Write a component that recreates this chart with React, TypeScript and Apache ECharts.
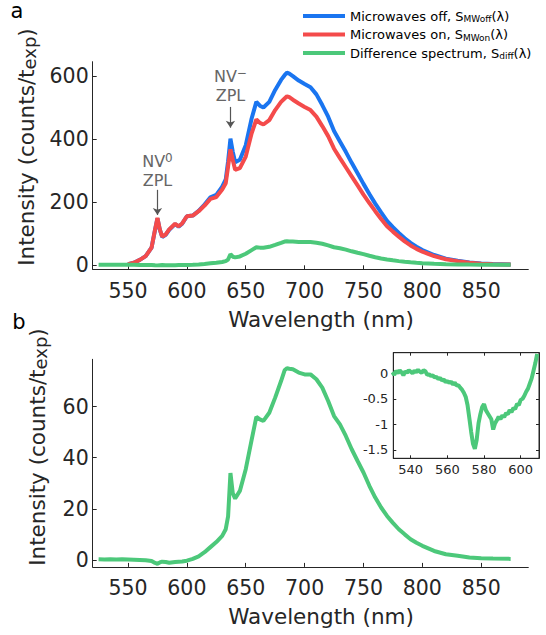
import React, { useEffect, useRef } from "react";
import * as echarts from "echarts";

const FONT = "'DejaVu Sans', Verdana, sans-serif";
const AXIS_COLOR = "#262626";
const BLUE = "#1a75f0";
const RED = "#f44b4b";
const GREEN = "#4cc87a";

// wavelength grid (nm)
const wavelength = [
  525, 530, 535, 540, 545, 550, 555, 560, 565, 570, 573, 575, 577, 579, 582, 585, 590, 593, 596, 600,
  605, 610, 615, 620, 625, 630, 633, 635, 637, 639, 641, 645, 650, 655, 659, 662, 665, 670, 675, 680,
  683, 685, 687, 690, 695, 700, 705, 710, 715, 720, 725, 730, 735, 740, 745, 750, 755, 760, 765, 770,
  775, 780, 785, 790, 795, 800, 810, 820, 830, 840, 850, 860, 875,
];
// Microwaves off, S_MWoff
const mwOff = [
  null, null, null, null, null, 2, 7, 16, 28, 55, 112, 148, 112, 89, 96, 112, 130, 122, 131, 155,
  157, 172, 192, 215, 223, 249, 272, 330, 402, 360, 327, 335, 381, 466, 519, 507, 501, 519, 557, 589,
  604, 612, 609, 601, 587, 576, 566, 543, 509, 472, 426, 393, 360, 325, 292, 258, 226, 195, 167, 140,
  120, 102, 85, 70, 58, 47.5, 31.5, 20, 13.6, 8, 4.6, 2.5, 1.4,
];
// Microwaves on, S_MWon
const mwOn = [
  null, null, null, null, null, 2, 7, 16, 28, 55, 113, 150, 113, 90, 97, 113, 131, 123, 132, 155,
  157, 171, 189, 210, 216, 240, 260, 313, 368, 334, 303, 308, 345, 419, 463, 452, 447, 461, 493, 519,
  530, 537, 534, 526, 514, 503, 493, 472, 442, 410, 370, 340, 311, 282, 253, 224, 197, 171, 146, 123,
  106, 90, 75, 62, 51, 42, 28, 18, 12, 7, 4, 2, 1,
];
// Difference spectrum, S_diff
const diff = [
  0.3, 0.2, 0.3, 0.2, 0.3, 0.2, 0.1, 0, -0.1, -0.4, -1.2, -1.5, -1.0, -0.7, -0.8, -1.1, -0.8, -0.7, -0.6, -0.3,
  0.4, 1.4, 3, 5, 7, 9.4, 12, 17, 34, 26, 24, 27, 35.5, 47, 56, 55, 54.4, 57.6, 63.5, 70,
  74.2, 75, 74.8, 74.6, 73.3, 72.6, 72.6, 70.7, 67.4, 62.2, 56.3, 53, 48.5, 43.3, 38.7, 34.2, 29, 24.4, 20.5, 17.2,
  14.5, 12, 10, 8.1, 6.7, 5.5, 3.5, 2.2, 1.6, 0.9, 0.65, 0.5, 0.4,
];

// inset (zoom on NV0 region)
const insetWavelength = [
  530, 531, 532, 533, 534, 535, 536, 537, 538, 539, 540, 541, 542, 543, 544, 545, 546, 547, 548, 549,
  550, 551, 552, 553, 554, 555, 556, 557, 558, 559, 560, 561, 562, 563, 564, 565, 566, 567, 568, 569,
  570, 571, 572, 573, 574, 575, 576, 577, 578, 579, 580, 581, 582, 583, 584, 585, 586, 587, 588, 589,
  590, 591, 592, 593, 594, 595, 596, 597, 598, 599, 600, 601, 602, 603, 604, 605, 606, 607, 608, 609,
];
const insetDiff = [
  0.02, -0.03, 0.05, 0.0, 0.06, 0.02, -0.04, 0.04, 0.01, 0.06, 0.03, 0.0, 0.05, 0.02, 0.07, 0.03, 0.01, 0.06, 0.04, -0.03,
  -0.02, -0.05, -0.04, -0.08, -0.07, -0.11, -0.09, -0.14, -0.12, -0.17, -0.15, -0.19, -0.16, -0.22, -0.18, -0.24, -0.23, -0.28, -0.32, -0.38,
  -0.46, -0.62, -0.88, -1.15, -1.38, -1.48, -1.3, -0.98, -0.8, -0.66, -0.6, -0.72, -0.78, -0.84, -0.9, -1.1, -0.98, -0.92, -0.85, -0.9,
  -0.82, -0.86, -0.78, -0.8, -0.72, -0.76, -0.68, -0.7, -0.6, -0.62, -0.52, -0.5, -0.44, -0.36, -0.3, -0.2, -0.1, 0.05, 0.2, 0.38,
];

const xTicks = [550, 600, 650, 700, 750, 800, 850];
const yTicksA = [0, 200, 400, 600];
const yTicksB = [0, 20, 40, 60];
const insetXTicks = [540, 560, 580, 600];
const insetYTicks = [-1.5, -1, -0.5, 0];

const legendNames = ["off", "on", "diff"];
const legendLabels: Record<string, string> = {
  off: "{t|Microwaves off, S}{s|MWoff}{t|(λ)}",
  on: "{t|Microwaves on, S}{s|MWon}{t|(λ)}",
  diff: "{t|Difference spectrum, S}{s|diff}{t|(λ)}",
};

const pairs = (xs: number[], ys: (number | null)[]) => xs.map((x, i) => [x, ys[i]]);

function mainX(gridIndex: number) {
  return {
    type: "value",
    gridIndex,
    min: 520,
    max: 890,
    axisLine: { show: true, onZero: false, lineStyle: { color: AXIS_COLOR, width: 1 } },
    axisTick: { show: true, inside: true, length: 4, customValues: xTicks, lineStyle: { color: AXIS_COLOR } },
    axisLabel: { customValues: xTicks, fontSize: 20.5, color: AXIS_COLOR, fontFamily: FONT, margin: 11 },
    splitLine: { show: false },
  };
}
function mainY(gridIndex: number, min: number, max: number, ticks: number[]) {
  return {
    type: "value",
    gridIndex,
    min,
    max,
    axisLine: { show: true, onZero: false, lineStyle: { color: AXIS_COLOR, width: 1 } },
    axisTick: { show: true, inside: true, length: 4, customValues: ticks, lineStyle: { color: AXIS_COLOR } },
    axisLabel: { customValues: ticks, fontSize: 20.5, color: AXIS_COLOR, fontFamily: FONT, margin: 4 },
    splitLine: { show: false },
  };
}

export default function App() {
  const ref = useRef<HTMLDivElement>(null);
  useEffect(() => {
    if (!ref.current) return;
    const chart = echarts.init(ref.current, undefined, { renderer: "svg" });
    const lineBase = { type: "line", showSymbol: false, symbol: "none", silent: true };
    const ytitle = (x: number, y: number) => ({
      type: "text",
      x,
      y,
      rotation: Math.PI / 2,
      style: {
        text: "{m|Intensity (counts/t}{s|exp}{m|)}",
        align: "center",
        verticalAlign: "middle",
        rich: {
          m: { fontSize: 21.5, fontFamily: FONT, fill: AXIS_COLOR, lineHeight: 24 },
          s: { fontSize: 18, fontFamily: FONT, fill: AXIS_COLOR, lineHeight: 10, verticalAlign: "bottom" },
        },
      },
    });
    const option = {
      animation: false,
      backgroundColor: "#fff",
      grid: [
        { left: 92.7, top: 61.7, width: 435.6, height: 207.6 },
        { left: 92.7, top: 359.3, width: 435.6, height: 207.6 },
        {
          left: 393.3, top: 352.7, width: 145.7, height: 105.6, show: true,
          backgroundColor: "#fff", borderColor: AXIS_COLOR, borderWidth: 1, z: 5,
        },
      ],
      xAxis: [
        mainX(0),
        mainX(1),
        {
          type: "value", gridIndex: 2, min: 530.5, max: 610, z: 6,
          axisLine: { show: true, onZero: false, lineStyle: { color: AXIS_COLOR } },
          axisTick: { show: true, inside: true, length: 3, customValues: insetXTicks, lineStyle: { color: AXIS_COLOR } },
          axisLabel: { customValues: insetXTicks, fontSize: 13, color: AXIS_COLOR, fontFamily: FONT, margin: 5 },
          splitLine: { show: false },
        },
        {
          type: "value", gridIndex: 2, min: 530.5, max: 610, position: "top", z: 6,
          axisLine: { show: true, onZero: false, lineStyle: { color: AXIS_COLOR } },
          axisTick: { show: true, inside: true, length: 3, customValues: insetXTicks, lineStyle: { color: AXIS_COLOR } },
          axisLabel: { show: false },
          splitLine: { show: false },
        },
      ],
      yAxis: [
        mainY(0, -14, 647, yTicksA),
        mainY(1, -2.74, 78.5, yTicksB),
        {
          type: "value", gridIndex: 2, min: -1.663, max: 0.403, z: 6,
          axisLine: { show: true, onZero: false, lineStyle: { color: AXIS_COLOR } },
          axisTick: { show: true, inside: true, length: 3, customValues: insetYTicks, lineStyle: { color: AXIS_COLOR } },
          axisLabel: { customValues: insetYTicks, fontSize: 13, color: AXIS_COLOR, fontFamily: FONT, margin: 5 },
          splitLine: { show: false },
        },
        {
          type: "value", gridIndex: 2, min: -1.663, max: 0.403, position: "right", z: 6,
          axisLine: { show: true, onZero: false, lineStyle: { color: AXIS_COLOR } },
          axisTick: { show: true, inside: true, length: 3, customValues: insetYTicks, lineStyle: { color: AXIS_COLOR } },
          axisLabel: { show: false },
          splitLine: { show: false },
        },
      ],
      legend: {
        data: legendNames,
        orient: "vertical",
        left: 303,
        top: 9.5,
        padding: 0,
        itemWidth: 42,
        itemHeight: 4,
        itemGap: 4.5,
        icon: "rect",
        selectedMode: false,
        formatter: (name: string) => legendLabels[name],
        textStyle: {
          rich: {
            t: { fontSize: 13, fontFamily: FONT, color: "#000", lineHeight: 15 },
            s: { fontSize: 9, fontFamily: FONT, color: "#000", lineHeight: 9, verticalAlign: "bottom" },
          },
        },
      },
      series: [
        {
          ...lineBase, name: "off", xAxisIndex: 0, yAxisIndex: 0,
          data: pairs(wavelength, mwOff),
          lineStyle: { color: BLUE, width: 4 }, itemStyle: { color: BLUE },
        },
        {
          ...lineBase, name: "on", xAxisIndex: 0, yAxisIndex: 0,
          data: pairs(wavelength, mwOn),
          lineStyle: { color: RED, width: 4 }, itemStyle: { color: RED },
          markLine: {
            silent: true,
            symbol: ["none", "arrow"],
            symbolSize: 7,
            label: { show: false },
            lineStyle: { color: "#555", width: 1.2, type: "solid" },
            emphasis: { disabled: true },
            data: [
              [{ coord: [575, 239] }, { coord: [575, 159] }],
              [{ coord: [637, 503] }, { coord: [637, 437] }],
            ],
          },
          markPoint: {
            silent: true,
            symbol: "rect",
            symbolSize: 1,
            itemStyle: { color: "rgba(0,0,0,0)" },
            label: {
              show: true, position: "inside", align: "center",
              rich: {
                n: { fontSize: 16, lineHeight: 19, fontFamily: FONT, color: "#666" },
                p: { fontSize: 12, lineHeight: 10, fontFamily: FONT, color: "#666", verticalAlign: "top" },
              },
            },
            data: [
              { coord: [575, 300], label: { formatter: "{n|NV}{p|0}\n{n|ZPL}" } },
              { coord: [637, 569], label: { formatter: "{n|NV}{p|−}\n{n|ZPL}" } },
            ],
          },
        },
        {
          ...lineBase, name: "diff", xAxisIndex: 0, yAxisIndex: 0,
          data: pairs(wavelength, diff),
          lineStyle: { color: GREEN, width: 4 }, itemStyle: { color: GREEN },
        },
        {
          ...lineBase, name: "diffB", xAxisIndex: 1, yAxisIndex: 1,
          data: pairs(wavelength, diff),
          lineStyle: { color: GREEN, width: 4 }, itemStyle: { color: GREEN },
        },
        {
          ...lineBase, name: "diffInset", xAxisIndex: 2, yAxisIndex: 2, z: 7,
          data: pairs(insetWavelength, insetDiff),
          clip: true,
          lineStyle: { color: GREEN, width: 4 }, itemStyle: { color: GREEN },
        },
      ],
      graphic: [
        { type: "text", x: 17, y: 11, style: { text: "a", fontSize: 21, fontFamily: FONT, fill: "#000", align: "center", verticalAlign: "middle" } },
        { type: "text", x: 19, y: 321.5, style: { text: "b", fontSize: 21, fontFamily: FONT, fill: "#000", align: "center", verticalAlign: "middle" } },
        { type: "text", x: 321, y: 319, style: { text: "Wavelength (nm)", fontSize: 21.5, fontFamily: FONT, fill: AXIS_COLOR, align: "center", verticalAlign: "middle" } },
        { type: "text", x: 321, y: 616, style: { text: "Wavelength (nm)", fontSize: 21.5, fontFamily: FONT, fill: AXIS_COLOR, align: "center", verticalAlign: "middle" } },
        ytitle(26.5, 147),
        ytitle(37.5, 447),
      ],
    };
    chart.setOption(option as any);
    return () => chart.dispose();
  }, []);
  return <div ref={ref} style={{ position: "absolute", left: 0, top: 0, width: 546, height: 635 }} />;
}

───

Do this: Which lines contain the word "React"? Copy each of them.

Full solution:
Write a component that recreates this chart with React, TypeScript and Apache ECharts.
import React, { useEffect, useRef } from "react";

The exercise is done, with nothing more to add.